Philippe Manoury a associé l’informatique et cette transformation en temps réel de sa musique à toutes les configurations possibles — pour instruments solistes (la flûte pour Jupiter, la percussion pour Neptune, le piano pour Pluton, trois oeuvres nées entre 1987 et 1991), pour ensemble (Echo-Daimónon, concerto pour piano, orchestre et électronique, en 2012), et jusque dans ses quatre opéras, de 60e Parallèle, le premier, créé au Théâtre du Châtelet en 1997, au dernier, La Nuit de Gutenberg, créé à Musica, à Strasbourg, en 2011.

Les enrichissements apportés par les programmes informatiques à notre connaissance du son, et donc à sa manipulation, donnent le vertige, prévient Manoury : « Les compositeurs sériels de l’après-guerre définissaient le son par quatre critères — sa hauteur, son intensité, son timbre et sa durée.
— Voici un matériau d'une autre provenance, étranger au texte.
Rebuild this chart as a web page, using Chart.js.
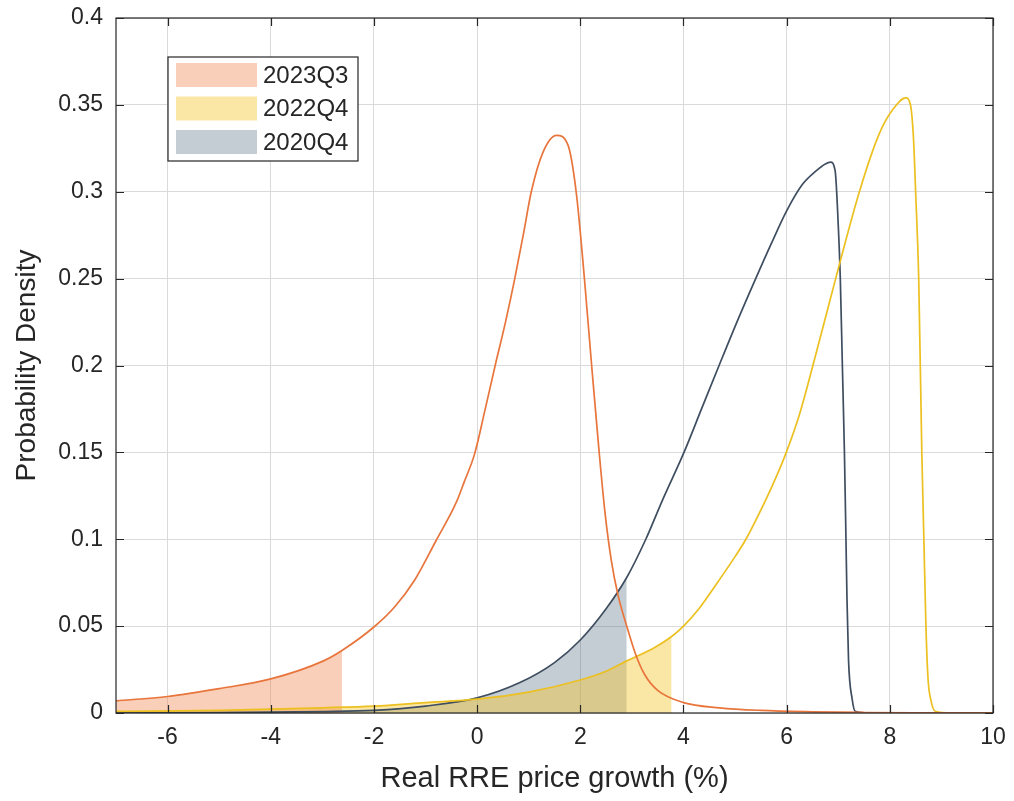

Aujourd’hui, un ordinateur peut en paramétrer plus de soixante — lisse ou bruité, harmonique ou inharmonique, brillant ou mat… » Son enthousiasme pour la technologie ne l’empêche pas de redouter que la musique savante ne devienne, comme le latin ou le grec, une langue morte. Un objet d’étude ou de spéculation ésotérique et non une source d’émotion, de remise en question. A la différence des autres disciplines artistiques — littérature, peinture, théâtre ou cinéma —, la musique contemporaine laisse indifférents responsables politiques et élites intellectuelles, se désole ce musicien Janus, qui se veut autant compositeur que chercheur, artisan que scientifique. Tel Rameau, le premier auteur à avoir étayé sa théorie musicale sur la nature physique du son. En précurseur des explorations et extrapolations informatiques d’aujourd’hui.